What you should do
Copy nothing but the part that opens with the line containing "Convert this chart" and closes with the line containing "import * as". Do not include pictures.

Data provided
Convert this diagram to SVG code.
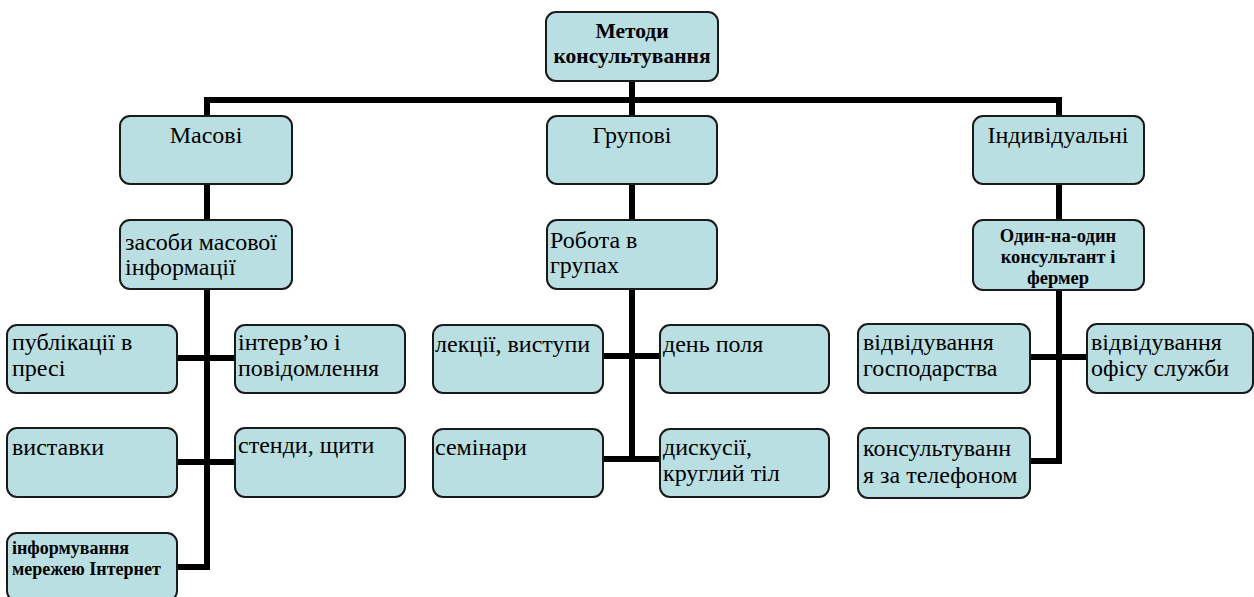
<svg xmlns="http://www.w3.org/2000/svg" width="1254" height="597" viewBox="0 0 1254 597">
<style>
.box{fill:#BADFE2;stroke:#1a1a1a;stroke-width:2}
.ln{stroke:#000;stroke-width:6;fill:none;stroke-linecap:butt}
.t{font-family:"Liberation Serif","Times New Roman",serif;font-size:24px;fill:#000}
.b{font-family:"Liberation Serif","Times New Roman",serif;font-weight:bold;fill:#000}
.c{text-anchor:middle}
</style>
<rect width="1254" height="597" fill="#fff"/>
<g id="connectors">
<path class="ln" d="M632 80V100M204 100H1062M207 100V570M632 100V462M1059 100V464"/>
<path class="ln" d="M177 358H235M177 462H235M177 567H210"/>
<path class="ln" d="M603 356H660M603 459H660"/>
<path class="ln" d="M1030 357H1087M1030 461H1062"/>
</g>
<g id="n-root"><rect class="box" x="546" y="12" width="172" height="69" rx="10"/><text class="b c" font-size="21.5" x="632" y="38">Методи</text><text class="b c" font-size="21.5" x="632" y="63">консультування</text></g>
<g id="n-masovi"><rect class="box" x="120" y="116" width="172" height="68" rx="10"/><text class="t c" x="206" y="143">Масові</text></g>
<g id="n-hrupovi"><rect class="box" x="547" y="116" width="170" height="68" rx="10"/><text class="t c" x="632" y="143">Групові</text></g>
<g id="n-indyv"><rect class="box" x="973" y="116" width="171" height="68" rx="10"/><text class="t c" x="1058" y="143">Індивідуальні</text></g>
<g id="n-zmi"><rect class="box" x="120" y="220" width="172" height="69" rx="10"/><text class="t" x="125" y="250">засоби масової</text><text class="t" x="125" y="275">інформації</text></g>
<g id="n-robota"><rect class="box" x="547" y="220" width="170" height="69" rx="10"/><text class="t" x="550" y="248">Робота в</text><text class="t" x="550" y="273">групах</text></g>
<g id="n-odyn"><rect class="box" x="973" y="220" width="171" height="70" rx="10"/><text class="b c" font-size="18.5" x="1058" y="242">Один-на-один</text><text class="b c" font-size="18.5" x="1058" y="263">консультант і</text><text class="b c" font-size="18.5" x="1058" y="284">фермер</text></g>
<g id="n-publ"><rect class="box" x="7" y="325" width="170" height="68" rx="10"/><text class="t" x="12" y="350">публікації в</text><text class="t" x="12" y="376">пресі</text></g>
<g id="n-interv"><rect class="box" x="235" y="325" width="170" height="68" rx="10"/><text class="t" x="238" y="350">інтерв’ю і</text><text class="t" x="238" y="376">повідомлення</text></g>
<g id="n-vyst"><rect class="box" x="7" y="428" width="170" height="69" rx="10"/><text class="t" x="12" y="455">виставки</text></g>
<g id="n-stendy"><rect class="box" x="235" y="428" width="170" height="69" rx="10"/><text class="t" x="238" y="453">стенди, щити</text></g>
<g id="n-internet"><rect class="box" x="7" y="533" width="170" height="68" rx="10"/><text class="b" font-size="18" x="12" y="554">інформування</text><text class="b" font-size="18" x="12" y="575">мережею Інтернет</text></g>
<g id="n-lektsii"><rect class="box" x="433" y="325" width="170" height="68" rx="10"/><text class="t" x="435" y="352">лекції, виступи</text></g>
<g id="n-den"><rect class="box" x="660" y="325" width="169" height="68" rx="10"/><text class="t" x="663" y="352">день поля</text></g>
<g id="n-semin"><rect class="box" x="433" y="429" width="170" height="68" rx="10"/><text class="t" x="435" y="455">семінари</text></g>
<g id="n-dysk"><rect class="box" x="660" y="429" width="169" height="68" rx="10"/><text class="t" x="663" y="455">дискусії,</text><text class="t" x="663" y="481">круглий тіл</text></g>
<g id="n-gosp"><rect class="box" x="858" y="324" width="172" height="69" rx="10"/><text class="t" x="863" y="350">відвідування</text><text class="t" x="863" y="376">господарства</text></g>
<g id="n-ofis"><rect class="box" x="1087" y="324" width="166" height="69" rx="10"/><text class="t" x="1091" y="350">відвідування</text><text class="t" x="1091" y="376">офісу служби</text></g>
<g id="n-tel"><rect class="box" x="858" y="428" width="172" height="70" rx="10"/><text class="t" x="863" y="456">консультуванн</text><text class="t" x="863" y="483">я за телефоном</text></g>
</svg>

==

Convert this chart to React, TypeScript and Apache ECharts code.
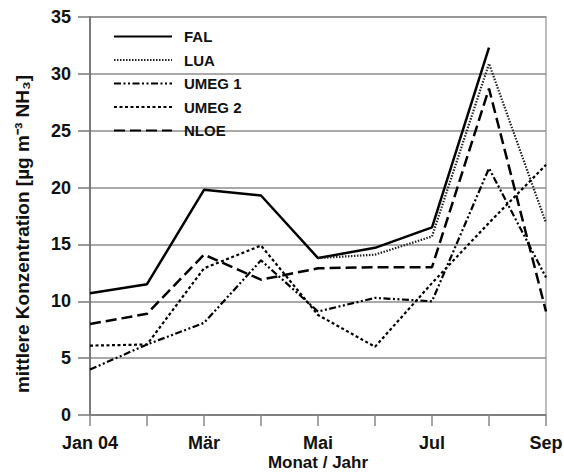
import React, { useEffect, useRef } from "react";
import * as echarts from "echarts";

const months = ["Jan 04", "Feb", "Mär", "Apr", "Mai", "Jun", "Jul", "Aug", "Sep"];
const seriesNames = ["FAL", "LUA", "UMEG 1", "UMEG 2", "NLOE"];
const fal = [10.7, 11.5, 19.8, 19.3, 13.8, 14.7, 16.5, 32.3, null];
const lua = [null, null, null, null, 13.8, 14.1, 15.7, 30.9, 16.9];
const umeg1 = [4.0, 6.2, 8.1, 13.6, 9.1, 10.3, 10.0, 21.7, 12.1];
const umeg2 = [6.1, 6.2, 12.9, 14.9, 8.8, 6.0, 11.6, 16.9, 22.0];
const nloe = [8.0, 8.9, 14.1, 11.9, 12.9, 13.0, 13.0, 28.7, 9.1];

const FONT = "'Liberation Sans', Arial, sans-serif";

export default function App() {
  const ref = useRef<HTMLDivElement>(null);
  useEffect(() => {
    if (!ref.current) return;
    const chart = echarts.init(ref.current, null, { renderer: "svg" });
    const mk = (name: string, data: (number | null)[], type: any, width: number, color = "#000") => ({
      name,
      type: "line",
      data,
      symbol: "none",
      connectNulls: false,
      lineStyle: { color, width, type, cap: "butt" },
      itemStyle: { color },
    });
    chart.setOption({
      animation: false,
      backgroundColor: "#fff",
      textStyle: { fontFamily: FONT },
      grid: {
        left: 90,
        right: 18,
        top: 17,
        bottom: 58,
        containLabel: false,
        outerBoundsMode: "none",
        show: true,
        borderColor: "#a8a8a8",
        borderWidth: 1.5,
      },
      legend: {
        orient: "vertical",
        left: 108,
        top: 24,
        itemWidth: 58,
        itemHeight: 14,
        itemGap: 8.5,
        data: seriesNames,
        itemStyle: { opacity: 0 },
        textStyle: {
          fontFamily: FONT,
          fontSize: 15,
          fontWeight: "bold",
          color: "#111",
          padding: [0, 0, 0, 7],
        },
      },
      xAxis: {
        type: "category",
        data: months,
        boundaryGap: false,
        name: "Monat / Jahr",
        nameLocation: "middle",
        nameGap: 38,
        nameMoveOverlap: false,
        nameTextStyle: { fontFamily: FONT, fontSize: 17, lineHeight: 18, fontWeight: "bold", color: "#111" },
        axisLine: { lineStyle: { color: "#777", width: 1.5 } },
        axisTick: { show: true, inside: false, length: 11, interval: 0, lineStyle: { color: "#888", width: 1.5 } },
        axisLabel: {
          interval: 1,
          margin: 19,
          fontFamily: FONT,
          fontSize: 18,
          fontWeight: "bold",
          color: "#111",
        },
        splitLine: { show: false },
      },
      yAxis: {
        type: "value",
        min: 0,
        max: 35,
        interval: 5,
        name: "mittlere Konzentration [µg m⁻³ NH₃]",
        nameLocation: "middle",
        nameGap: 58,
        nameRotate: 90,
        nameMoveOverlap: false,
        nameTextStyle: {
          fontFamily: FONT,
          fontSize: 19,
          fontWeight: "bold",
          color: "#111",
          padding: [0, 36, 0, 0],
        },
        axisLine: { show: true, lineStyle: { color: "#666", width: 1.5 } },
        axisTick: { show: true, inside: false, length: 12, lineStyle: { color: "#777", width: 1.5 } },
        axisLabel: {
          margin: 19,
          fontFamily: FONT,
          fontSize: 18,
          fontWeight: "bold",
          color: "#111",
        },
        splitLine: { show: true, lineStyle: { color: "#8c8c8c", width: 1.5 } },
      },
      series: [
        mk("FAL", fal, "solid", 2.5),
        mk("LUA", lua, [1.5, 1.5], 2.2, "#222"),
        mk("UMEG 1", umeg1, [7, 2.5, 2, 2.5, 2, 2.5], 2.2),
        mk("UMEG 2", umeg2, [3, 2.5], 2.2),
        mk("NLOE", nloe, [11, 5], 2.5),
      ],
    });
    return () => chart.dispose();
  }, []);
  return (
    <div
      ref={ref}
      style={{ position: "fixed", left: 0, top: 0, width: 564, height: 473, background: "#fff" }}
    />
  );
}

Problem solution
Convert this chart to React, TypeScript and Apache ECharts code.
import React, { useEffect, useRef } from "react";
import * as echarts from "echarts";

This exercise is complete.